21 April 2008

School Bomb Plot - it was bound to happen.

http://www.cnn.com/2008/CRIME/04/21/school.bomb.plot/index.html


A student in North Carolina planned to blow his high school up with ANFO - ammonium nitrate fuel oil, a.ka. a fertilizer bomb. *Caveat: I don't know how to make it, I've never attempted, that's illegal. These crazy little shits - and that's just what they are - are upgrading. It was bound to happen. After seeing Columbine's 15 dead, and Virginia Tech's 32, these fuckers have decided that the body count of those they hate should be higher, and that everyone in the school should suffer, simply because the bastards are jealous/picked on/whatever reason people will use to excuse his actions.

Shit, I'm surprised they haven't done this already.

This kid, Ryan, would have succeeded, but he made the (fortunate) mistake of having the 10 lbs. of fertilizer shipped directly to his house where his mom then discovered it and notified the police.

I could turn this into a diatribe about the moral decay of the youth, or how Ryan is actually the victim, or how we need more laws restricting who can buy fertilizer, but I won't, because it's all bullshit.

Have you ever heard of the Law of Large Numbers? With a big enough given sample, all possibilities will show up at least once, basically. What does this mean? I'll let John Ross explain this to you.

Author and fellow gun-nut Mr. Ross, on the Law of Large Numbers:

http://web.archive.org/web/20060513130605/www.john-ross.net/lawlarge.htm

"How many students are there at any given moment in this country, fifty million? Aren't teenagers often depressed and disaffected? Does it strike you as astonishing that one out of every ten million of them might be not only depressed and disaffected, but also a murderous little shit?"

One in ten million gives us a school shooting every ten weeks, and we don't have anywhere near that many, even though they put the evil little bastards on the cover of Newsweek. Given fifty million students, and incessant media coverage, I think we're lucky not to have one every week.

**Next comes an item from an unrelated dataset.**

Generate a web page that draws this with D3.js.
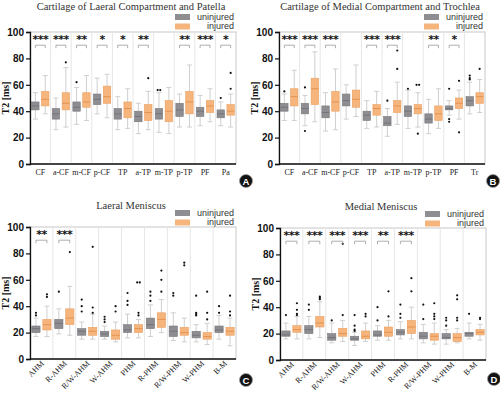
<!DOCTYPE html>
<html><head><meta charset="utf-8">
<script src="https://cdn.jsdelivr.net/npm/d3@7"></script>
<style>body{margin:0;background:#fff}svg{display:block}</style>
</head><body>
<svg id="c" width="500" height="393"></svg>
<script>
// ---- Data: [low whisker, Q1, median, Q3, high whisker] ----
const yTicks = [0, 20, 40, 60, 80, 100];
const seriesNames = ["uninjured", "injured"];

const catA = ["CF","a-CF","m-CF","p-CF","TP","a-TP","m-TP","p-TP","PF","Pa"];
const aUninj = [[34,41,44,47,54],[26,34,38,42,50],[30,40,43,47,58],[38,45,49,53,65],[26,34,38,42,51],[23,32,36,40,46],[24,34,38,42,54],[28,36,41,46,53],[29,36,40,43,52],[29,35,38,41,47]];
const aInj   = [[38,44,49,55,67],[28,41,46,54,73],[33,43,47,54,67],[35,46,51,59,68],[27,35,42,47,57],[26,33,39,45,55],[23,32,40,48,58],[28,38,47,55,75],[32,39,44,48,57],[28,37,40,45,53]];
const aOutUninj = [[],[],[62],[],[],[],[56,56],[],[],[50]];
const aOutInj   = [[],[77],[],[],[],[65],[],[],[],[57,69]];
const aSig = ["***","***","**","*","*","**","","**","***","*"];

const catB = ["CF","a-CF","m-CF","p-CF","TP","a-TP","m-TP","p-TP","PF","Tr"];
const bUninj = [[33,40,43,46,53],[29,38,42,46,52],[25,35,39,44,54],[34,44,48,53,60],[27,33,37,40,48],[21,29,31,36,42],[27,36,40,44,56],[23,31,34,38,49],[37,41,42,44,48],[38,44,48,51,62]];
const bInj   = [[33,44,51,57,71],[32,45,57,65,85],[26,40,47,55,72],[36,43,49,56,75],[28,37,42,45,55],[30,39,44,48,62],[28,38,42,45,54],[27,33,38,44,57],[34,42,46,50,56],[39,46,51,54,64]];
const bOutUninj = [[55],[58,25],[],[],[],[48],[57],[],[57,34,32],[64,65,67]];
const bOutInj   = [[],[],[],[],[],[72,86],[60,60,23],[],[63,24],[72]];
const bSig = ["***","***","***","","***","***","","**","*",""];

const catC = ["AHM","R-AHM","R/W-AHM","W-AHM","PHM","R-PHM","R/W-PHM","W-PHM","B-M"];
const cUninj = [[17,20,23,25,31],[19,23,27,30,38],[15,18,21,23,28],[15,17,19,21,25],[16,20,22,26,34],[17,23,26,31,41],[14,17,21,25,35],[13,16,18,21,26],[15,20,22,25,33]];
const cInj   = [[17,22,26,30,40],[18,26,31,38,55],[15,18,21,24,34],[13,15,18,22,28],[16,20,23,26,30],[20,24,30,35,45],[13,18,20,24,31],[11,15,17,20,27],[10,18,21,24,31]];
const cOutUninj = [[33,35],[51],[36,40,45],[28,30,32],[41,44,50],[44,48,51],[48,50],[33,34,35,48],[35,40]];
const cOutInj   = [[47,49],[81],[35,39,85],[36,40],[33,35,58,58],[51,60,67],[71,73],[30,35,51],[33,36,48]];
const cSig = ["**","***","","","","","","",""];

const catD = ["AHM","R-AHM","R/W-AHM","W-AHM","PHM","R-PHM","R/W-PHM","W-PHM","B-M"];
const dUninj = [[16,18,19,22,28],[16,20,23,26,33],[13,15,17,20,28],[11,15,16,18,21],[15,18,19,22,26],[16,19,21,23,29],[13,16,18,21,27],[12,16,17,20,23],[16,18,20,21,28]];
const dInj   = [[16,21,23,26,33],[17,25,28,33,44],[14,18,20,24,30],[14,16,18,22,28],[15,18,21,25,30],[16,20,25,30,40],[12,15,18,20,28],[13,14,17,20,24],[15,19,21,23,27]];
const dOutUninj = [[34],[38,42],[30],[22,23,26,34],[30,40],[32,35,42],[31,42],[26,30,32],[35]];
const dOutInj   = [[34,35,38,43],[46,47,48],[34,88],[33,35],[33,52],[52,62],[31,33,35,43],[30,32,46,49],[31,32]];
const dSig = ["***","***","***","***","**","***","","",""];

// ---- Drawing ----
const svg = d3.select("#c");
const colors = {
  uninj: {fill:"#8d8d92", stroke:"#78787c", median:"#6e6e72"},
  inj: {fill:"#f6b57d", stroke:"#e99e5e", median:"#de8a45"}
};

function panel(cfg) {
  const g = svg.append("g").attr("transform", `translate(${cfg.ox},${cfg.oy})`);
  const left = 30, right = 236, top = cfg.top, bottom = cfg.top + 132;
  const x = d3.scaleBand().domain(cfg.cats).range([left, right]);
  const y = d3.scaleLinear().domain([0, 100]).range([bottom, top]);
  const bw = x.bandwidth();
  const off = bw * 0.24, boxW = bw * 0.36;

  // title
  g.append("text").attr("x", 131).attr("y", cfg.titleY).attr("text-anchor", "middle")
    .attr("font-family", "Liberation Serif, Times New Roman, serif").attr("font-size", 10.5)
    .attr("fill", "#333").text(cfg.title);

  // legend
  const lg = g.append("g");
  [["uninj", seriesNames[0]], ["inj", seriesNames[1]]].forEach((s, i) => {
    const ly = cfg.legY + i * 9.5;
    lg.append("rect").attr("x", 175).attr("y", ly).attr("width", 15).attr("height", 6)
      .attr("fill", colors[s[0]].fill);
    lg.append("text").attr("x", 234).attr("y", ly + 5.5).attr("text-anchor", "end")
      .attr("font-family", "Liberation Sans, Arial, sans-serif").attr("font-size", 9)
      .attr("fill", "#333").text(s[1]);
  });

  // frame
  g.append("rect").attr("x", left).attr("y", top).attr("width", right - left).attr("height", bottom - top)
    .attr("fill", "none").attr("stroke", "#c8c8c8").attr("stroke-width", 1);
  // separators
  cfg.cats.slice(1).forEach(c => {
    g.append("line").attr("x1", x(c)).attr("x2", x(c)).attr("y1", top).attr("y2", bottom)
      .attr("stroke", "#e6e6e6").attr("stroke-width", 1);
  });

  // boxes
  function drawBox(cx, st, outs, col) {
    const [lo, q1, md, q3, hi] = st;
    const bg = g.append("g");
    bg.append("line").attr("x1", cx).attr("x2", cx).attr("y1", y(lo)).attr("y2", y(q1))
      .attr("stroke", "#cfcfcf").attr("stroke-width", 1);
    bg.append("line").attr("x1", cx).attr("x2", cx).attr("y1", y(q3)).attr("y2", y(hi))
      .attr("stroke", "#cfcfcf").attr("stroke-width", 1);
    [lo, hi].forEach(v => bg.append("line").attr("x1", cx - 2.5).attr("x2", cx + 2.5)
      .attr("y1", y(v)).attr("y2", y(v)).attr("stroke", "#cfcfcf").attr("stroke-width", 1));
    bg.append("rect").attr("x", cx - boxW / 2).attr("y", y(q3)).attr("width", boxW)
      .attr("height", y(q1) - y(q3)).attr("fill", col.fill).attr("stroke", col.stroke).attr("stroke-width", 0.6);
    bg.append("line").attr("x1", cx - boxW / 2).attr("x2", cx + boxW / 2).attr("y1", y(md)).attr("y2", y(md))
      .attr("stroke", col.median).attr("stroke-width", 0.8);
    outs.forEach((v, k) => {
      const dup = outs.filter(o => o === v).length > 1;
      const idx = outs.slice(0, k).filter(o => o === v).length;
      const dx = dup ? (idx === 0 ? -1.3 : 1.3) : 0;
      bg.append("circle").attr("cx", cx + dx).attr("cy", y(v)).attr("r", 1.1).attr("fill", "#111");
    });
  }
  cfg.cats.forEach((c, i) => {
    const cx = x(c) + bw / 2;
    drawBox(cx - off, cfg.unin[i], cfg.outU[i], colors.uninj);
    drawBox(cx + off, cfg.inj[i], cfg.outI[i], colors.inj);
    if (cfg.sig[i]) {
      const by = y(90);
      g.append("path").attr("d", `M${cx - off},${by + 3}V${by}H${cx + off}V${by + 3}`)
        .attr("fill", "none").attr("stroke", "#999").attr("stroke-width", 0.8);
      g.append("text").attr("x", cx).attr("y", y(91.5)).attr("text-anchor", "middle")
        .attr("font-family", "DejaVu Sans, sans-serif").attr("font-weight", "bold")
        .attr("font-size", 11).attr("letter-spacing", "-0.5").attr("fill", "#111").text(cfg.sig[i]);
    }
  });

  // y axis
  const ya = g.append("g").attr("transform", `translate(${left},0)`)
    .call(d3.axisLeft(y).tickValues(yTicks).tickSize(4).tickPadding(2));
  ya.select(".domain").attr("stroke", "#111").attr("stroke-width", 1.3);
  ya.selectAll(".tick line").attr("stroke", "#111").attr("stroke-width", 1.2);
  ya.selectAll(".tick text").attr("font-family", "Liberation Sans, Arial, sans-serif")
    .attr("font-weight", "bold").attr("font-size", 10).attr("fill", "#111");
  // x axis line
  g.append("line").attr("x1", left).attr("x2", right).attr("y1", bottom).attr("y2", bottom)
    .attr("stroke", "#111").attr("stroke-width", 1.3);

  // y label
  g.append("text").attr("transform", `translate(9,${(top + bottom) / 2}) rotate(-90)`)
    .attr("text-anchor", "middle").attr("font-family", "Liberation Serif, Times New Roman, serif")
    .attr("font-weight", "bold").attr("font-size", 10).attr("fill", "#111").text("T2 [ms]");

  // x labels
  cfg.cats.forEach(c => {
    const cx = x(c) + bw / 2;
    const t = g.append("text").attr("font-family", "Liberation Serif, Times New Roman, serif")
      .attr("font-size", 8).attr("fill", "#222").text(c);
    if (cfg.rotate) {
      t.attr("text-anchor", "end").attr("transform", `translate(${cx + 3},${bottom + 5}) rotate(-45)`);
    } else {
      t.attr("text-anchor", "middle").attr("x", cx).attr("y", bottom + 10.5);
    }
  });

  // panel letter
  g.append("circle").attr("cx", cfg.letterX).attr("cy", cfg.letterY).attr("r", 6.5).attr("fill", "#111")
    .attr("stroke", "#999").attr("stroke-width", 0.8);
  g.append("text").attr("x", cfg.letterX).attr("y", cfg.letterY + 3.5).attr("text-anchor", "middle")
    .attr("font-family", "Liberation Sans, Arial, sans-serif").attr("font-weight", "bold")
    .attr("font-size", 9.5).attr("fill", "#fff").text(cfg.letter);
}

panel({ox:0, oy:0, top:32, titleY:10, legY:14, title:"Cartilage of Laeral Compartment and Patella",
  cats:catA, unin:aUninj, inj:aInj, outU:aOutUninj, outI:aOutInj, sig:aSig, rotate:false,
  letter:"A", letterX:246, letterY:181});
panel({ox:249, oy:0, top:32, titleY:10, legY:14, title:"Cartilage of Medial Compartment and Trochlea",
  cats:catB, unin:bUninj, inj:bInj, outU:bOutUninj, outI:bOutInj, sig:bSig, rotate:false,
  letter:"B", letterX:244, letterY:181});
panel({ox:0, oy:195, top:32, titleY:14, legY:15, title:"Laeral Meniscus",
  cats:catC, unin:cUninj, inj:cInj, outU:cOutUninj, outI:cOutInj, sig:cSig, rotate:true,
  letter:"C", letterX:246, letterY:185});
panel({ox:250, oy:196, top:32, titleY:14, legY:15, title:"Medial Meniscus",
  cats:catD, unin:dUninj, inj:dInj, outU:dOutUninj, outI:dOutInj, sig:dSig, rotate:true,
  letter:"D", letterX:244, letterY:183});
</script>
</body></html>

We're especially lucky they've so far used guns, but that may change. What if the next homicidal teenaged misfit dissolves Styrofoam in gasoline (homemade napalm), carries it in five gallon buckets to his school ("It's for chemistry class, Miss Johnson"), pours it in the hallways ("Whoops!"), uses bike locks on the exit doors, and strikes a match?


...


The law of large numbers tells us that with a big enough sample, unlikely things will start to happen, and they'll happen in direct proportion to the size of the sample. If a new drug is used to treat a quarter of a million people and one person has an allergic reaction and dies, is that acceptable? Most people I ask say "Of course." Yet if the same drug becomes so helpful that now fifty million people use it, and 200 have an allergic reaction and die, the media will scream that it's unsafe. No, it's the same as it was. Do the math.

When you do the math, life looks a lot better."